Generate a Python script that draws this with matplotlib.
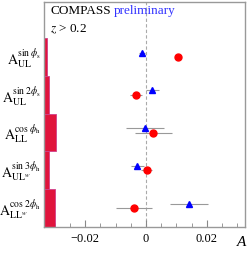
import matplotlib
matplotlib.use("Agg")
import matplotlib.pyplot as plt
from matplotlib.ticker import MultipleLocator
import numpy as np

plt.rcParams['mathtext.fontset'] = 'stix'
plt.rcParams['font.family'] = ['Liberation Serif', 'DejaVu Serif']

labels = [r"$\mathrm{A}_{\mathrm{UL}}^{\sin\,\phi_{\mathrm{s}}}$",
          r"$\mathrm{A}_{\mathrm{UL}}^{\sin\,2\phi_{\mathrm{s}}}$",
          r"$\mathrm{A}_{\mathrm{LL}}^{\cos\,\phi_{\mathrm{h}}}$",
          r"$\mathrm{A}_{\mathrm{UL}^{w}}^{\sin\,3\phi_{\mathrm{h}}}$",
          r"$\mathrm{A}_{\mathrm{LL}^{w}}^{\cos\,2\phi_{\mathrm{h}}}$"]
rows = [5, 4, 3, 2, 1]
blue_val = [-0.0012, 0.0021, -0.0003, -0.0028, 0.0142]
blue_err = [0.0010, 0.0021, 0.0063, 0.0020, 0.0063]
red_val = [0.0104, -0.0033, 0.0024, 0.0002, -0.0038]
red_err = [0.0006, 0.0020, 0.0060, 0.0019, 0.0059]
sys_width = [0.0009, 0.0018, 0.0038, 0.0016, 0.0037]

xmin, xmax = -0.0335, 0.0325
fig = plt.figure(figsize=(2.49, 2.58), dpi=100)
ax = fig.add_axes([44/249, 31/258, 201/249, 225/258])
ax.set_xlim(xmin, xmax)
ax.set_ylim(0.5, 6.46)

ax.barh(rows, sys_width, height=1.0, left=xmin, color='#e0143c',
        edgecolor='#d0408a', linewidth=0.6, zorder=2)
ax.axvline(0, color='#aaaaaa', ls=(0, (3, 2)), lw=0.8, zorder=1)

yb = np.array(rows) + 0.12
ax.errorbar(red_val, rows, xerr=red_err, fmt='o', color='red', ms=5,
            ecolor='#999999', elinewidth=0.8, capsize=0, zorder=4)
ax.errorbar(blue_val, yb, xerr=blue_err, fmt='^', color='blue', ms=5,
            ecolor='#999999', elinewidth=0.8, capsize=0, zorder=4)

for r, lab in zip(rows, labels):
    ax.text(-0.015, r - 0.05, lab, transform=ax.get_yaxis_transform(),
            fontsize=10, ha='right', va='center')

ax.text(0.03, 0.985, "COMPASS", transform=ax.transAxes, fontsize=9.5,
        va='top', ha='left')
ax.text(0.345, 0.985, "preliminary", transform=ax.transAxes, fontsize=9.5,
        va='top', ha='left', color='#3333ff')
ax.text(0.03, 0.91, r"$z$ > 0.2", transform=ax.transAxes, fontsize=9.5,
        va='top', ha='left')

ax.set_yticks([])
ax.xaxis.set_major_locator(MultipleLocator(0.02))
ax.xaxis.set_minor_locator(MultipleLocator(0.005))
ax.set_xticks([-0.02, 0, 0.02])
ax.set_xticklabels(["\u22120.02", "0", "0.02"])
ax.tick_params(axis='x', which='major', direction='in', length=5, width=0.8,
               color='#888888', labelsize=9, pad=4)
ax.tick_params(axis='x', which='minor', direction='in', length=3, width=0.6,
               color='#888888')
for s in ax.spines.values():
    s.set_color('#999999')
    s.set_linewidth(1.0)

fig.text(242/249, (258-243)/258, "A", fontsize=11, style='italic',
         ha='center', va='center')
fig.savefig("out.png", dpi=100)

==================================================

__Job__
Please reproduce the listing exactly from its opening line through the line that contains "fontsize=10, ha='right', va='center')", both included, with all pictures omitted.

__Solution__
Generate a Python script that draws this with matplotlib.
import matplotlib
matplotlib.use("Agg")
import matplotlib.pyplot as plt
from matplotlib.ticker import MultipleLocator
import numpy as np

plt.rcParams['mathtext.fontset'] = 'stix'
plt.rcParams['font.family'] = ['Liberation Serif', 'DejaVu Serif']

labels = [r"$\mathrm{A}_{\mathrm{UL}}^{\sin\,\phi_{\mathrm{s}}}$",
          r"$\mathrm{A}_{\mathrm{UL}}^{\sin\,2\phi_{\mathrm{s}}}$",
          r"$\mathrm{A}_{\mathrm{LL}}^{\cos\,\phi_{\mathrm{h}}}$",
          r"$\mathrm{A}_{\mathrm{UL}^{w}}^{\sin\,3\phi_{\mathrm{h}}}$",
          r"$\mathrm{A}_{\mathrm{LL}^{w}}^{\cos\,2\phi_{\mathrm{h}}}$"]
rows = [5, 4, 3, 2, 1]
blue_val = [-0.0012, 0.0021, -0.0003, -0.0028, 0.0142]
blue_err = [0.0010, 0.0021, 0.0063, 0.0020, 0.0063]
red_val = [0.0104, -0.0033, 0.0024, 0.0002, -0.0038]
red_err = [0.0006, 0.0020, 0.0060, 0.0019, 0.0059]
sys_width = [0.0009, 0.0018, 0.0038, 0.0016, 0.0037]

xmin, xmax = -0.0335, 0.0325
fig = plt.figure(figsize=(2.49, 2.58), dpi=100)
ax = fig.add_axes([44/249, 31/258, 201/249, 225/258])
ax.set_xlim(xmin, xmax)
ax.set_ylim(0.5, 6.46)

ax.barh(rows, sys_width, height=1.0, left=xmin, color='#e0143c',
        edgecolor='#d0408a', linewidth=0.6, zorder=2)
ax.axvline(0, color='#aaaaaa', ls=(0, (3, 2)), lw=0.8, zorder=1)

yb = np.array(rows) + 0.12
ax.errorbar(red_val, rows, xerr=red_err, fmt='o', color='red', ms=5,
            ecolor='#999999', elinewidth=0.8, capsize=0, zorder=4)
ax.errorbar(blue_val, yb, xerr=blue_err, fmt='^', color='blue', ms=5,
            ecolor='#999999', elinewidth=0.8, capsize=0, zorder=4)

for r, lab in zip(rows, labels):
    ax.text(-0.015, r - 0.05, lab, transform=ax.get_yaxis_transform(),
            fontsize=10, ha='right', va='center')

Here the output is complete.